Look for the string "this" and copy every line that has it.

* [EXCERPTED DATA]:
━━━━━━━━━━━━━━━━━━━━━━━━━━━━━━

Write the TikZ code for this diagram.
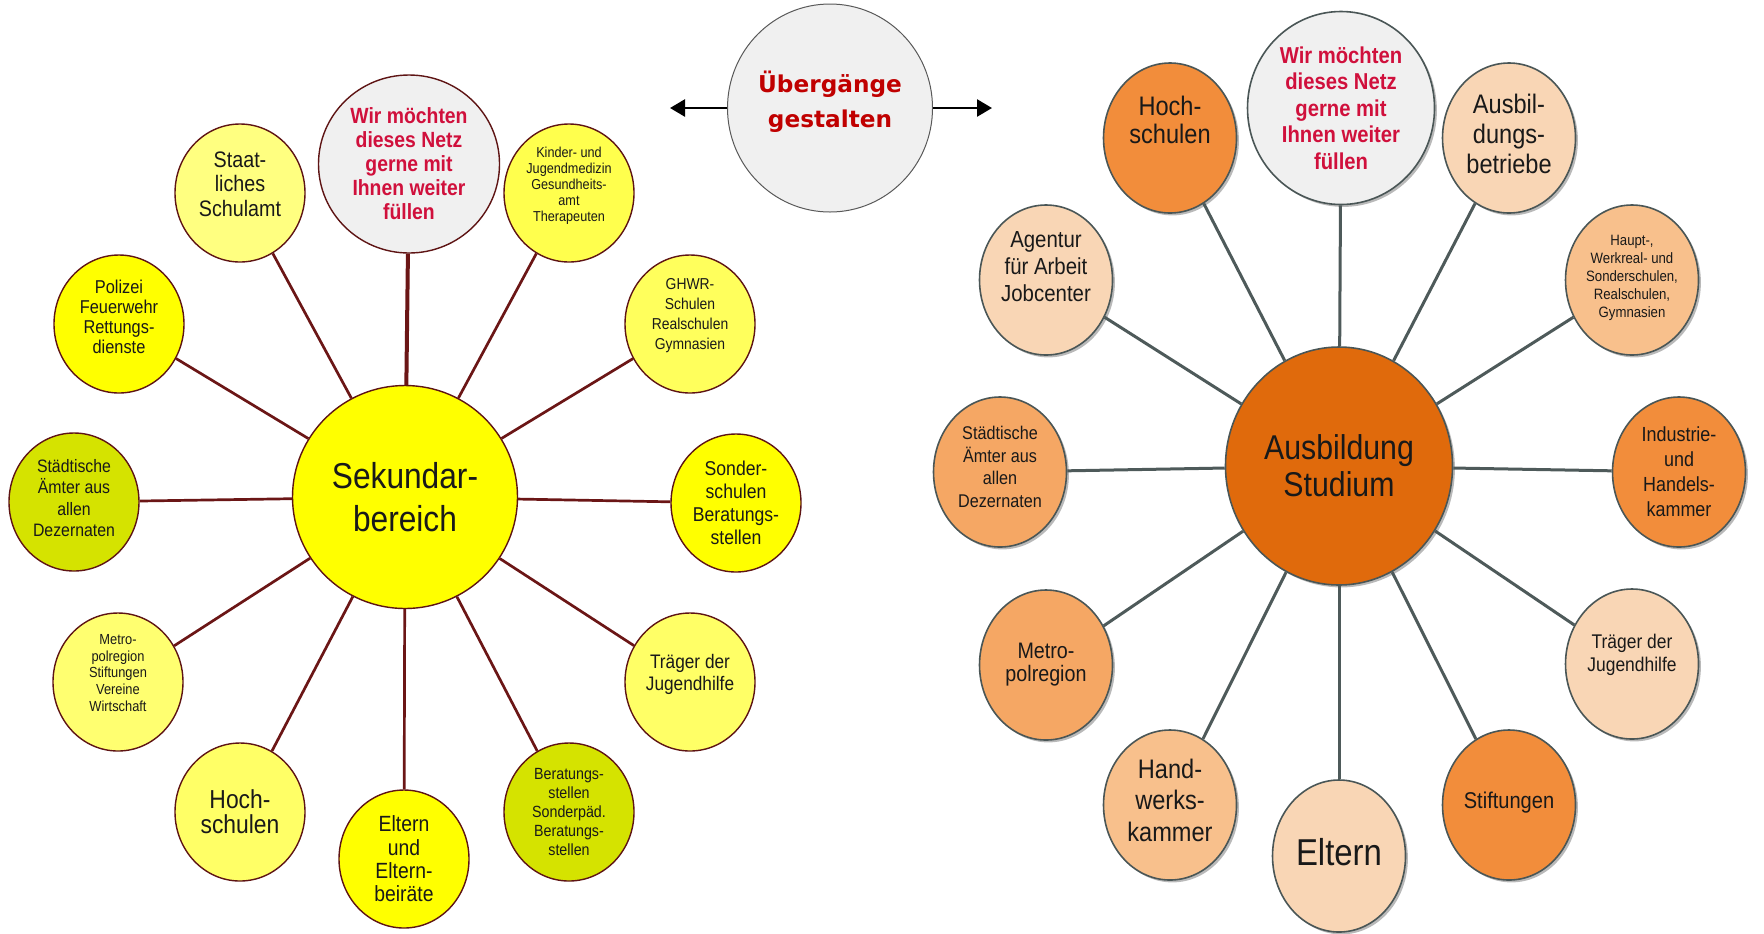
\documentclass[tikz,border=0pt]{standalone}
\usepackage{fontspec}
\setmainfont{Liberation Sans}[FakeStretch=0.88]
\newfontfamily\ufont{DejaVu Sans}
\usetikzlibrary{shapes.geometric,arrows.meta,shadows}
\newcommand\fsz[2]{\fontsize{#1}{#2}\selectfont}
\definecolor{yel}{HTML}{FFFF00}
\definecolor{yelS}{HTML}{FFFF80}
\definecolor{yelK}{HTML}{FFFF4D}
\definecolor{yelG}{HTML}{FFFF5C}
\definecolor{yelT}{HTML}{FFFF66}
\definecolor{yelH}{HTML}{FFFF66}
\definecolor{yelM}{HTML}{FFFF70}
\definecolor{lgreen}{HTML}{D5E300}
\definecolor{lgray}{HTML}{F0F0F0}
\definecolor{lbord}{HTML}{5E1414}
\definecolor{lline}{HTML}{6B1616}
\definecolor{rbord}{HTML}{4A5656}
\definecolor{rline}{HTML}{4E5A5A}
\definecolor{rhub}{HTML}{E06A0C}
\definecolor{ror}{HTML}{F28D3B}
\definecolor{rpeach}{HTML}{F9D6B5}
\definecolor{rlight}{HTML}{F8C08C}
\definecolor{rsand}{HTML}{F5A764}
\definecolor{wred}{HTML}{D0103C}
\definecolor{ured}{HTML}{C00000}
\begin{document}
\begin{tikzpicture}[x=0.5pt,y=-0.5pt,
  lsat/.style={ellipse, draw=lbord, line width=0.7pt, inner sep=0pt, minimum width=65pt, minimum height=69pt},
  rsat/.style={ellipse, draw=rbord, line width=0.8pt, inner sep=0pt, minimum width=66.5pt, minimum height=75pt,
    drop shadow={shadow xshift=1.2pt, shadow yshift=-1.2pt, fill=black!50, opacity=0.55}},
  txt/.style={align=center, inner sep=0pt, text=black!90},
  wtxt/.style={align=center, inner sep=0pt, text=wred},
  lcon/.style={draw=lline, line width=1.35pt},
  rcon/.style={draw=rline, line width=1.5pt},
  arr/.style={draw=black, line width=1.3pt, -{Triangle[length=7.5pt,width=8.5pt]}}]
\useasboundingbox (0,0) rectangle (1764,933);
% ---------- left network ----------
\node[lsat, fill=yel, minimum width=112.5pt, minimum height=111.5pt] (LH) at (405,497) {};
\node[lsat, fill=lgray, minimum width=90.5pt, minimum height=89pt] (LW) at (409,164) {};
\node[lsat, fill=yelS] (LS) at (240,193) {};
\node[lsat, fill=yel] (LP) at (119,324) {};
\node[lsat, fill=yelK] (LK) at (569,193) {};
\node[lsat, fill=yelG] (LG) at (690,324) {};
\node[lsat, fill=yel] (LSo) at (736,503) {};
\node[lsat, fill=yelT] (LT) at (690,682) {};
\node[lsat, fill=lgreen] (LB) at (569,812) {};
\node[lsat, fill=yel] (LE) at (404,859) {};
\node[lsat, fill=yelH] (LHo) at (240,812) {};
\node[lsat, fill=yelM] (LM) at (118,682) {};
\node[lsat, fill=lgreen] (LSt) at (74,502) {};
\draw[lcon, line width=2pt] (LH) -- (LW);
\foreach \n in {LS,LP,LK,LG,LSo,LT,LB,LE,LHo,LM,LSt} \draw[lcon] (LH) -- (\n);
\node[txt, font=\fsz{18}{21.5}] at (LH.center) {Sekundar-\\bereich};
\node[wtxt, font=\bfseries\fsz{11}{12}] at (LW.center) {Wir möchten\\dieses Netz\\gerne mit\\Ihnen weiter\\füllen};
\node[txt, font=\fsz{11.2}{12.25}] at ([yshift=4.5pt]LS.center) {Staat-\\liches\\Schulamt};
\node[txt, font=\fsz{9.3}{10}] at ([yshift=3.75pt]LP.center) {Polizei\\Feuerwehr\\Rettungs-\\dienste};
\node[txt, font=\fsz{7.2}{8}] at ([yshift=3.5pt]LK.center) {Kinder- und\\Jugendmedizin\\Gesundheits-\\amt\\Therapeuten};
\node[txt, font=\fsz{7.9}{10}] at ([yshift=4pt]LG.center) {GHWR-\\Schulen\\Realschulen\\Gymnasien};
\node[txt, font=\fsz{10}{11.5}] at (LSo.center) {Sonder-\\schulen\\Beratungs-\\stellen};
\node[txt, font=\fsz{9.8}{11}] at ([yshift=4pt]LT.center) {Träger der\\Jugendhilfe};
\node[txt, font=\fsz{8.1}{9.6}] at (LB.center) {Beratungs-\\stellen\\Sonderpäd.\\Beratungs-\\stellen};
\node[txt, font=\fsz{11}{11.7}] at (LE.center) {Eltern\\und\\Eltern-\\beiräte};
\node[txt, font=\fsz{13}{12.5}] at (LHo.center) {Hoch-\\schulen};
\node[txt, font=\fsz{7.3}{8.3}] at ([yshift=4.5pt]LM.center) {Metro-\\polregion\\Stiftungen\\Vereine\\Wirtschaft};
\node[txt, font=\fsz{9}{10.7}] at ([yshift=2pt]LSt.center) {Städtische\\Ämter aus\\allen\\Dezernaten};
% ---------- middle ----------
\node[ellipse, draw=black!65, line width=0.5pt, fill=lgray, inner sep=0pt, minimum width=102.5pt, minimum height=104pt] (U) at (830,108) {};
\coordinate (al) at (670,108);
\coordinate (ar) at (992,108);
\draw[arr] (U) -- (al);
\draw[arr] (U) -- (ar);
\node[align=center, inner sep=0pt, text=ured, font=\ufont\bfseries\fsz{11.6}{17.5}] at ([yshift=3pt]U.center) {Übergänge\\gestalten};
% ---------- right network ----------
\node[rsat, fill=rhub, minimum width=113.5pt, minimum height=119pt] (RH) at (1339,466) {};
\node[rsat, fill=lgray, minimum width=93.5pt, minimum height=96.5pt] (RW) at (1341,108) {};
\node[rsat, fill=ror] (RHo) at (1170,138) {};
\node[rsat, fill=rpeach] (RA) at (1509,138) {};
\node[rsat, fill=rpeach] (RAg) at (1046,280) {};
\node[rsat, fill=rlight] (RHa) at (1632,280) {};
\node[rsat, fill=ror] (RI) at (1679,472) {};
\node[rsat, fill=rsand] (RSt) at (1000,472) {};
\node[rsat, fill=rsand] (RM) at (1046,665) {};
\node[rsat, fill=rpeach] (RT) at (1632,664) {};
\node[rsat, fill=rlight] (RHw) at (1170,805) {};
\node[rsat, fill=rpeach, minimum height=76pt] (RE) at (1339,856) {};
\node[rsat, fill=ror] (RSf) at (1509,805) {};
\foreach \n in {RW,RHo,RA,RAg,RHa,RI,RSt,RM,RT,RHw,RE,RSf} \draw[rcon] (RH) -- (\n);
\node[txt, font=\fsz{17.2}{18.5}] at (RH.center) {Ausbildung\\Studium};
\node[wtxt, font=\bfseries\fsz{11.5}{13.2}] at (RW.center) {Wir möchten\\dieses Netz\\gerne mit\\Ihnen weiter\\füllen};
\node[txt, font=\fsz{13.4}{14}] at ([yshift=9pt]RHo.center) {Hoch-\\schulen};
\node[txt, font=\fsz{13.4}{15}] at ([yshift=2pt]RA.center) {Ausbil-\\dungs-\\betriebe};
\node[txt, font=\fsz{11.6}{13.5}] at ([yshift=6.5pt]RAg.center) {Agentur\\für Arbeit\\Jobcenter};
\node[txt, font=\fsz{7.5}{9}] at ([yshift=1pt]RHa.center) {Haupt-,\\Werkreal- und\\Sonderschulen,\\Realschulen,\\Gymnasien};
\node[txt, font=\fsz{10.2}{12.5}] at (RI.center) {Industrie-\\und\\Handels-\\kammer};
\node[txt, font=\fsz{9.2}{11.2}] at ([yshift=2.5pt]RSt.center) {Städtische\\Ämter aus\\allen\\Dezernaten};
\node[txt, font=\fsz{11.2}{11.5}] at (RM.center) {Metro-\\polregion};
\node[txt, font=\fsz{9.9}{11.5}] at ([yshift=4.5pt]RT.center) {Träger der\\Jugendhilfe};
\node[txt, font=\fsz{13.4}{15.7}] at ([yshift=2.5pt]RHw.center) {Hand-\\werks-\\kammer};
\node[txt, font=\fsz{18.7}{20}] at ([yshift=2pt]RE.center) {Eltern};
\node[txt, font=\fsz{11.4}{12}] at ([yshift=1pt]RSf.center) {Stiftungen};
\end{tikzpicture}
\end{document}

━━━━━━━━━━━━━━━━━━━━━━━━━━━━━━

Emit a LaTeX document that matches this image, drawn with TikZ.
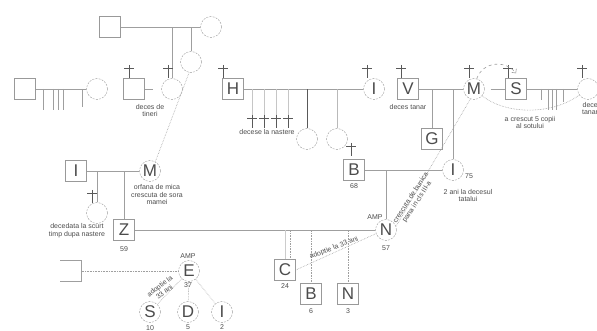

━━━━━━━━━━━━━━━━━━━━━━━━━━━━━━

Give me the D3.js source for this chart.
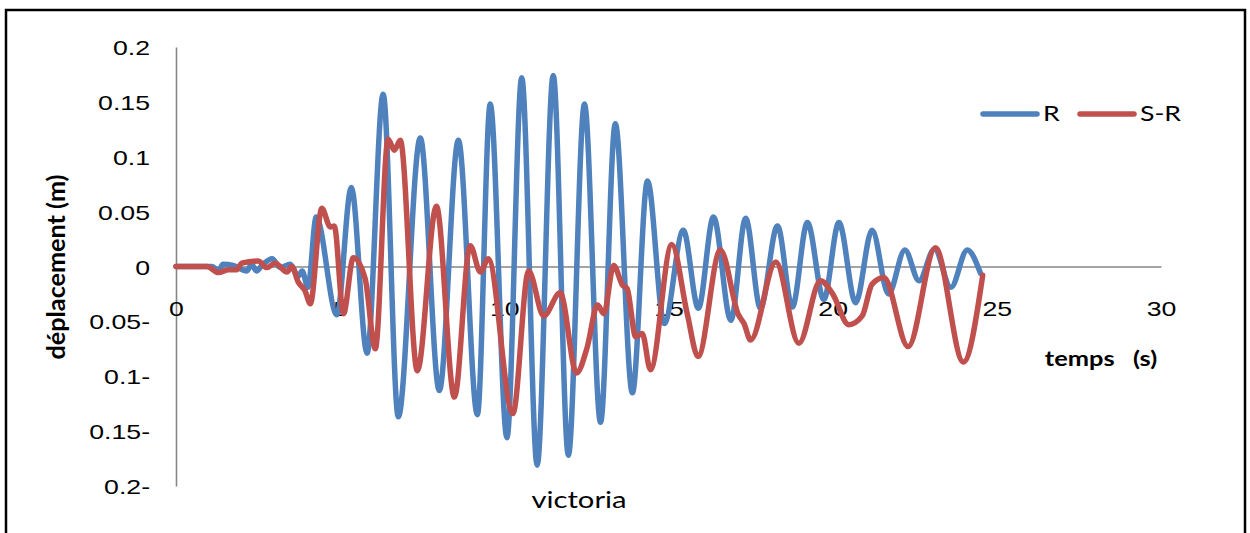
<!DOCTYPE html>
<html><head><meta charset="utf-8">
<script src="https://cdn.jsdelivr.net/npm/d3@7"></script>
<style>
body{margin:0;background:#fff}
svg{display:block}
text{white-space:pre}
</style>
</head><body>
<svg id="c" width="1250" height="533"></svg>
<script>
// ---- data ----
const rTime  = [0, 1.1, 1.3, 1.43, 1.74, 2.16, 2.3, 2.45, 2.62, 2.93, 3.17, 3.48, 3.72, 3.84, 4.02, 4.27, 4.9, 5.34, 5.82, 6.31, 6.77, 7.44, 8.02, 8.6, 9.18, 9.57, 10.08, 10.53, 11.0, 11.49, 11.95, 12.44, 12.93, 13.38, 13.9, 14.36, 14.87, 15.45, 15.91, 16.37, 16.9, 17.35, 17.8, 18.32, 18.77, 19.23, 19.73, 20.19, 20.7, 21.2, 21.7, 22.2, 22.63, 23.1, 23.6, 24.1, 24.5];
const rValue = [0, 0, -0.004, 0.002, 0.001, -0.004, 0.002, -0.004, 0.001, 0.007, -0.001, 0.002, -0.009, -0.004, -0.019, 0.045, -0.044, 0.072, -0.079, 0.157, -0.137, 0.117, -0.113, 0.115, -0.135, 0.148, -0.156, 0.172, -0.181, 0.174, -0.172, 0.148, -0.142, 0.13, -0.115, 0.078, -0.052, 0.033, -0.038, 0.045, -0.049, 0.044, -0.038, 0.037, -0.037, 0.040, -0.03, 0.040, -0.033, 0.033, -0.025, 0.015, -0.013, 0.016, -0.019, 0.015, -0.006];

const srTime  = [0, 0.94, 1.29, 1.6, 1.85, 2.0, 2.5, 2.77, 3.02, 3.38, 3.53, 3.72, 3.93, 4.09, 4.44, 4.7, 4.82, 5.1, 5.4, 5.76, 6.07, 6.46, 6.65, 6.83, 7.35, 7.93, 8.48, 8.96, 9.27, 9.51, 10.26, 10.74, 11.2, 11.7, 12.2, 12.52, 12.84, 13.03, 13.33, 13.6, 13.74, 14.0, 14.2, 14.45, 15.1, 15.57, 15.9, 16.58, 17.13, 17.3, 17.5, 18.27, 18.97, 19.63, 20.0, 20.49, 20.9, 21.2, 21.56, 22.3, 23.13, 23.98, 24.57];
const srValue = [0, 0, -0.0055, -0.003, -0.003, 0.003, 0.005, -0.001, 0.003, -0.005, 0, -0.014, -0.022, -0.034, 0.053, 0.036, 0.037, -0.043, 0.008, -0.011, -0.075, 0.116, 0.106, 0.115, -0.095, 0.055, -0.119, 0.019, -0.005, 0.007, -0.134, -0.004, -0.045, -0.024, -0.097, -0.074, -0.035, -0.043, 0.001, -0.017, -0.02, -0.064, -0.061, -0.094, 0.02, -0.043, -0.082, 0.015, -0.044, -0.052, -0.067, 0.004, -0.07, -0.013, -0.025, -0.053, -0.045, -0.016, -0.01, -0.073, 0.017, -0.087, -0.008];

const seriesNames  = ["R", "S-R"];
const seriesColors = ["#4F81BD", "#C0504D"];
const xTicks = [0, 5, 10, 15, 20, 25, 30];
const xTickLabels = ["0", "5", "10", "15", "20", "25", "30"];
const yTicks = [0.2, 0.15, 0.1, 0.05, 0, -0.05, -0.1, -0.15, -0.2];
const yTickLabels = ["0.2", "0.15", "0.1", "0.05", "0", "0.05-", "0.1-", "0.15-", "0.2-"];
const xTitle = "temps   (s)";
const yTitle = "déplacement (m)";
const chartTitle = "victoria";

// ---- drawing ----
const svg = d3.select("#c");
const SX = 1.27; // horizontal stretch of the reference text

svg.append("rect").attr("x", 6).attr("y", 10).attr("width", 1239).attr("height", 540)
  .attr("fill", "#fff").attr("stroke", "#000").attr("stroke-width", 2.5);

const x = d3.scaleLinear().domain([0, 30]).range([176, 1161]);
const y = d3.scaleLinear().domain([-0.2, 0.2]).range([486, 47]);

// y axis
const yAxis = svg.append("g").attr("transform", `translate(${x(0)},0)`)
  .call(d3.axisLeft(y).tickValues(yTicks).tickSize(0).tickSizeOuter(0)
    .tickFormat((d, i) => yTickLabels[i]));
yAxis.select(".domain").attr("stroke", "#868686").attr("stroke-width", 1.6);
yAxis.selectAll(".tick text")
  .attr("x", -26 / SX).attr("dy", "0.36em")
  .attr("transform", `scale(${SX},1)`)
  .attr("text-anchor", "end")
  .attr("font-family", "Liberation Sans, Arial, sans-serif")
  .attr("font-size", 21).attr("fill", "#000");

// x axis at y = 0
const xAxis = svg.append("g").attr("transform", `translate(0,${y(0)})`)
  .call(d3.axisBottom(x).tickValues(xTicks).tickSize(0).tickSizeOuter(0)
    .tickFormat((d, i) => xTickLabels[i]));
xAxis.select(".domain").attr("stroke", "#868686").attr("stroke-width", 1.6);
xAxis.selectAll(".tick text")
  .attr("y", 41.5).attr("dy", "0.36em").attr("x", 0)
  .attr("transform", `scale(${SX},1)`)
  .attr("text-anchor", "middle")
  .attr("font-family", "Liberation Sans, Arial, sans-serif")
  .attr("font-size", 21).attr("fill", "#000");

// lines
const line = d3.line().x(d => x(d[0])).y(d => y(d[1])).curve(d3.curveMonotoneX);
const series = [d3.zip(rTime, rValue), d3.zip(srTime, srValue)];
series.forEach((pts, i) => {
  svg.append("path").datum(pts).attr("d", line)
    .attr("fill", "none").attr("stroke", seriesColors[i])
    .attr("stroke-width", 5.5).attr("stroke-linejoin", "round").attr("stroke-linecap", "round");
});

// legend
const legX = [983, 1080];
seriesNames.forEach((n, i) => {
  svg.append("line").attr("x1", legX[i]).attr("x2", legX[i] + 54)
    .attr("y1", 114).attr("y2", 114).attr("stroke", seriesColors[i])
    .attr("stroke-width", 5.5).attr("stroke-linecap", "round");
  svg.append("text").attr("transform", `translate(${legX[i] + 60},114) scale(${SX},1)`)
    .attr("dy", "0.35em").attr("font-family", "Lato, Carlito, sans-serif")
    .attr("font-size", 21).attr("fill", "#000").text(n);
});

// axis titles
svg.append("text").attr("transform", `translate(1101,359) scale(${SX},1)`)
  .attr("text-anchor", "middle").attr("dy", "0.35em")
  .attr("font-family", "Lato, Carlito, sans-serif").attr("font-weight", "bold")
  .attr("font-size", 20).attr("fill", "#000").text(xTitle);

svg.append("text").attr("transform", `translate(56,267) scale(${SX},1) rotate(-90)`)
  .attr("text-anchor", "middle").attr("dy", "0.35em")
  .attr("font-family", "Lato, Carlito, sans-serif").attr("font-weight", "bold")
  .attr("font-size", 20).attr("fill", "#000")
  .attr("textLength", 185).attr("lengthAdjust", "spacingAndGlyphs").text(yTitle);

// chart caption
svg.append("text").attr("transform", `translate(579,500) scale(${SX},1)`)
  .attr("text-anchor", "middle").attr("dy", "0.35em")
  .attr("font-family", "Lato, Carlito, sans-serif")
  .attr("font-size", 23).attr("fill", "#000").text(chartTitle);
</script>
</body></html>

━━━━━━━━━━━━━━━━━━━━━━━━━━━━━━

* [EXERCISE RESULT]:
Write the TikZ code for this diagram.
Emit a LaTeX document that matches this image, drawn with TikZ.
Give me the D3.js source for this chart.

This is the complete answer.